Restate each line of the listing exactly, without carrying over any pictures.

# START OF Recorded information

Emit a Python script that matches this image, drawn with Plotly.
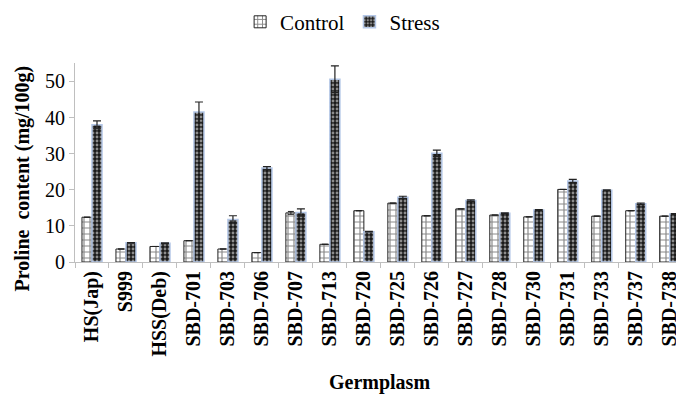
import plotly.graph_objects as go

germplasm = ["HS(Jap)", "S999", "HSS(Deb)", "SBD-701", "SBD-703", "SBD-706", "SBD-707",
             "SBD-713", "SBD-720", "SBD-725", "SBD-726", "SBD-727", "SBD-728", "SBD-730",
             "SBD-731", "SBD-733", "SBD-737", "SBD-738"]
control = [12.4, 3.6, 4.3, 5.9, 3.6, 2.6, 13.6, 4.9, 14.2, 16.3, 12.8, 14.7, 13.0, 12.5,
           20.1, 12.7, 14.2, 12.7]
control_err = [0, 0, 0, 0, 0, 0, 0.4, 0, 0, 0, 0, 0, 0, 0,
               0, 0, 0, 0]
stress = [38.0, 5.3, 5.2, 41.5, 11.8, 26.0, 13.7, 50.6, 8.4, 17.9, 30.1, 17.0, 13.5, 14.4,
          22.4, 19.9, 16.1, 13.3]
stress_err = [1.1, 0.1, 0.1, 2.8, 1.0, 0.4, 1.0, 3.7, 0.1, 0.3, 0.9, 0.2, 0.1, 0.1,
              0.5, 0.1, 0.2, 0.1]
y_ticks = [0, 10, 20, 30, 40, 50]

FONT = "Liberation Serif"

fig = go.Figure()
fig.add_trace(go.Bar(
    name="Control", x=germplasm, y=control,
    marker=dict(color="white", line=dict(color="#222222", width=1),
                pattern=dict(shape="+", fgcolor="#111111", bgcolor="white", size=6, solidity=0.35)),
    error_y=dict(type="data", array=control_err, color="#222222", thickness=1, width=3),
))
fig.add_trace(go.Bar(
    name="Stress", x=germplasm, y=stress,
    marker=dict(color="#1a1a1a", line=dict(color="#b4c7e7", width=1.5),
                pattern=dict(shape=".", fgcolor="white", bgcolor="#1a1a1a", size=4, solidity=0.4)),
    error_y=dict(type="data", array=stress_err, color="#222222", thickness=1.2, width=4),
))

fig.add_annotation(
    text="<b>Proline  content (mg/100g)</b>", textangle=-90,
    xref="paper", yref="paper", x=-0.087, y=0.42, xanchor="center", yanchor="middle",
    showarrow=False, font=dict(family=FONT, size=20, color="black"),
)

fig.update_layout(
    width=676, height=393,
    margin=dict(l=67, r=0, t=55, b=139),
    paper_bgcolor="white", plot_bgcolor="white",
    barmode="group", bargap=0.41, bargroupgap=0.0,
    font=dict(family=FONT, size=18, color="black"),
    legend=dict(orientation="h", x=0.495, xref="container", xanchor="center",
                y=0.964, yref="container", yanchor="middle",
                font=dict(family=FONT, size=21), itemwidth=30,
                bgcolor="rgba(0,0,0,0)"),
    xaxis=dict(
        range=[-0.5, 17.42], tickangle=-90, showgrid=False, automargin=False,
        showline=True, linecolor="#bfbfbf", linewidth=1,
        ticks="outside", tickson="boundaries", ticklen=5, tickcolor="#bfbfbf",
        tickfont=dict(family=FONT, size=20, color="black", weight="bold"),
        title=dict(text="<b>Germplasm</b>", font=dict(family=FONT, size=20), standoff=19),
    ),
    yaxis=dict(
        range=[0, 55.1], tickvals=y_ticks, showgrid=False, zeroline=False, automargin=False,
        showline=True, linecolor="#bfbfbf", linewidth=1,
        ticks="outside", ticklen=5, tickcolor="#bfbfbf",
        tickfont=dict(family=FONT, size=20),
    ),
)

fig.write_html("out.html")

# END OF Recorded information

Result
Emit a Python script that matches this image, drawn with Plotly.
import plotly.graph_objects as go

germplasm = ["HS(Jap)", "S999", "HSS(Deb)", "SBD-701", "SBD-703", "SBD-706", "SBD-707",
             "SBD-713", "SBD-720", "SBD-725", "SBD-726", "SBD-727", "SBD-728", "SBD-730",
             "SBD-731", "SBD-733", "SBD-737", "SBD-738"]
control = [12.4, 3.6, 4.3, 5.9, 3.6, 2.6, 13.6, 4.9, 14.2, 16.3, 12.8, 14.7, 13.0, 12.5,
           20.1, 12.7, 14.2, 12.7]
control_err = [0, 0, 0, 0, 0, 0, 0.4, 0, 0, 0, 0, 0, 0, 0,
               0, 0, 0, 0]
stress = [38.0, 5.3, 5.2, 41.5, 11.8, 26.0, 13.7, 50.6, 8.4, 17.9, 30.1, 17.0, 13.5, 14.4,
          22.4, 19.9, 16.1, 13.3]
stress_err = [1.1, 0.1, 0.1, 2.8, 1.0, 0.4, 1.0, 3.7, 0.1, 0.3, 0.9, 0.2, 0.1, 0.1,
              0.5, 0.1, 0.2, 0.1]
y_ticks = [0, 10, 20, 30, 40, 50]

FONT = "Liberation Serif"

fig = go.Figure()
fig.add_trace(go.Bar(
    name="Control", x=germplasm, y=control,
    marker=dict(color="white", line=dict(color="#222222", width=1),
                pattern=dict(shape="+", fgcolor="#111111", bgcolor="white", size=6, solidity=0.35)),
    error_y=dict(type="data", array=control_err, color="#222222", thickness=1, width=3),
))
fig.add_trace(go.Bar(
    name="Stress", x=germplasm, y=stress,
    marker=dict(color="#1a1a1a", line=dict(color="#b4c7e7", width=1.5),
                pattern=dict(shape=".", fgcolor="white", bgcolor="#1a1a1a", size=4, solidity=0.4)),
    error_y=dict(type="data", array=stress_err, color="#222222", thickness=1.2, width=4),
))

fig.add_annotation(
    text="<b>Proline  content (mg/100g)</b>", textangle=-90,
    xref="paper", yref="paper", x=-0.087, y=0.42, xanchor="center", yanchor="middle",
    showarrow=False, font=dict(family=FONT, size=20, color="black"),
)

fig.update_layout(
    width=676, height=393,
    margin=dict(l=67, r=0, t=55, b=139),
    paper_bgcolor="white", plot_bgcolor="white",
    barmode="group", bargap=0.41, bargroupgap=0.0,
    font=dict(family=FONT, size=18, color="black"),
    legend=dict(orientation="h", x=0.495, xref="container", xanchor="center",
                y=0.964, yref="container", yanchor="middle",
                font=dict(family=FONT, size=21), itemwidth=30,
                bgcolor="rgba(0,0,0,0)"),
    xaxis=dict(
        range=[-0.5, 17.42], tickangle=-90, showgrid=False, automargin=False,
        showline=True, linecolor="#bfbfbf", linewidth=1,
        ticks="outside", tickson="boundaries", ticklen=5, tickcolor="#bfbfbf",
        tickfont=dict(family=FONT, size=20, color="black", weight="bold"),
        title=dict(text="<b>Germplasm</b>", font=dict(family=FONT, size=20), standoff=19),
    ),
    yaxis=dict(
        range=[0, 55.1], tickvals=y_ticks, showgrid=False, zeroline=False, automargin=False,
        showline=True, linecolor="#bfbfbf", linewidth=1,
        ticks="outside", ticklen=5, tickcolor="#bfbfbf",
        tickfont=dict(family=FONT, size=20),
    ),
)

fig.write_html("out.html")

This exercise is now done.